A low-pressure system over land is created as a result. The warm air over the ocean flows towards the low-pressure system over land, and it is this air movement that is commonly referred to as a sea breeze.
This sea breeze can sometimes turn into a gale force winds in specific areas and under certain conditions. For example, Cape Town, South Africa, is notorious for its strong gale force winds often experienced during summer months.
These gale force winds at coastal regions are formed as a result of mainly 2 factors:
- Occasionally, the difference between the low-pressure and high-pressure air over land and sea is so big that the breeze can quickly turn into a strong wind.
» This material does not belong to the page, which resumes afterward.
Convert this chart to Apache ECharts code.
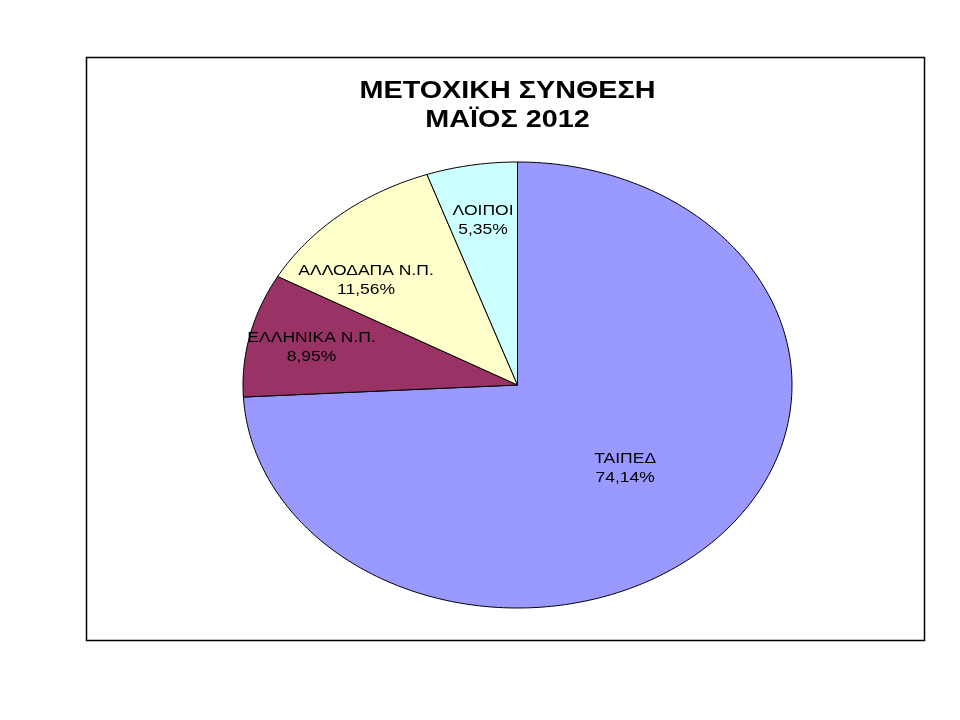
<!DOCTYPE html>
<html>
<head>
<meta charset="utf-8">
<script src="https://cdn.jsdelivr.net/npm/echarts@6/dist/echarts.min.js"></script>
<style>
html,body{margin:0;padding:0;background:#fff;}
#main{width:960px;height:720px;}
</style>
</head>
<body>
<div id="main"></div>
<script>
// ---- data ----
var categories = ['ΤΑΙΠΕΔ', 'ΕΛΛΗΝΙΚΑ Ν.Π.', 'ΑΛΛΟΔΑΠΑ Ν.Π.', 'ΛΟΙΠΟΙ'];
var values = [74.14, 8.95, 11.56, 5.35];
var valueLabels = ['74,14%', '8,95%', '11,56%', '5,35%'];
var titleLines = ['ΜΕΤΟΧΙΚΗ ΣΥΝΘΕΣΗ', 'ΜΑΪΟΣ 2012'];

// ---- styles / layout ----
var colors = ['#9999FF', '#993366', '#FFFFCC', '#CCFFFF'];
var labelRadius = [0.54, 0.77, 0.726, 0.75];
var labelAngleShift = [0, 0, -9.4, 0];
var FONT = 'Arial, "Liberation Sans", sans-serif';
var TEXT_STRETCH = 1.25;

var total = values.reduce(function (a, b) { return a + b; }, 0);
var starts = [];
var acc = 0;
for (var i = 0; i < values.length; i++) { starts.push(acc); acc += values[i]; }

var seriesData = values.map(function (v, i) { return [i, v]; });

function renderItem(params, api) {
  var idx = api.value(0);
  var v = api.value(1);
  var a0 = starts[idx] / total * Math.PI * 2;
  var a1 = (starts[idx] + v) / total * Math.PI * 2;
  var pts = [api.coord([0, 0])];
  var steps = Math.max(8, Math.ceil((a1 - a0) / (Math.PI / 180)));
  for (var s = 0; s <= steps; s++) {
    var a = a0 + (a1 - a0) * s / steps;
    pts.push(api.coord([Math.sin(a), Math.cos(a)]));
  }
  var am = (a0 + a1) / 2 + labelAngleShift[idx] * Math.PI / 180;
  var r = labelRadius[idx];
  var lp = api.coord([r * Math.sin(am), r * Math.cos(am)]);
  return {
    type: 'group',
    children: [
      {
        type: 'polygon',
        shape: { points: pts },
        style: { fill: colors[idx], stroke: '#000', lineWidth: 1 }
      },
      {
        type: 'text',
        x: lp[0], y: lp[1] + 1,
        scaleX: TEXT_STRETCH,
        style: {
          text: categories[idx] + '\n' + valueLabels[idx],
          fill: '#000',
          font: '14px ' + FONT,
          align: 'center',
          verticalAlign: 'middle',
          lineHeight: 19
        },
        z2: 10
      }
    ]
  };
}

var chart = echarts.init(document.getElementById('main'));
chart.setOption({
  backgroundColor: '#fff',
  animation: false,
  graphic: [
    {
      type: 'rect',
      shape: { x: 86.5, y: 57.5, width: 838, height: 583 },
      style: { fill: 'none', stroke: '#000', lineWidth: 1.5 },
      z: -1
    },
    {
      type: 'text',
      x: 507.5, y: 106.5,
      scaleX: TEXT_STRETCH,
      style: {
        text: titleLines.join('\n'),
        font: 'bold 23px ' + FONT,
        fill: '#000',
        align: 'center',
        verticalAlign: 'middle',
        lineHeight: 29
      }
    }
  ],
  grid: { left: 243, top: 162, width: 549, height: 446 },
  xAxis: { type: 'value', min: -1, max: 1, show: false },
  yAxis: { type: 'value', min: -1, max: 1, show: false },
  series: [{
    type: 'custom',
    renderItem: renderItem,
    data: seriesData,
    encode: { x: -1, y: -1 },
    clip: false
  }]
});
</script>
</body>
</html>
- The region's mountainous relief (like Cape Town) is responsible for amplifying the strength of these strong winds through a funnel effect. (The wind is being channeled through a narrow, low-lying area, substantially strengthening it and increasing wind speeds.)
This results in gale-force strength winds in certain areas among the Cape Peninsula. It is not that uncommon for winds to reach speeds of 120 km/h (75 mph).
Cape Town is just one example of this phenomenon that takes place in coastal regions all over the world. San Francisco is also famous for its strong gale-force winds during the summer months.
Here also, a combination of relief and the big contrast in ocean & land temperatures is also responsible for these strong winds. Especially in the San Francisco Bay Area, wind funnel through at the Golden Gate, reaching gale force speeds with gusts of up to 64 km/h (40 mph).
As you would have been able to conclude from this article, gale-force winds (or simply gales) are not winds specifically associated with any particular weather system.
Rather, winds are classified as gale force winds mainly because of the speed at which they are traveling. (Not where they take place or how they are formed.)
Therefore as already stated earlier, winds measuring between 7 and 10 on the Beaufort Scale, indicating wind speeds of between 50 and 102 km/h (32 - 63 mph), are all considered to be gale-force winds.
We also touched on how these winds are generated, as well as briefly touching on the origins of the term to better understand its use.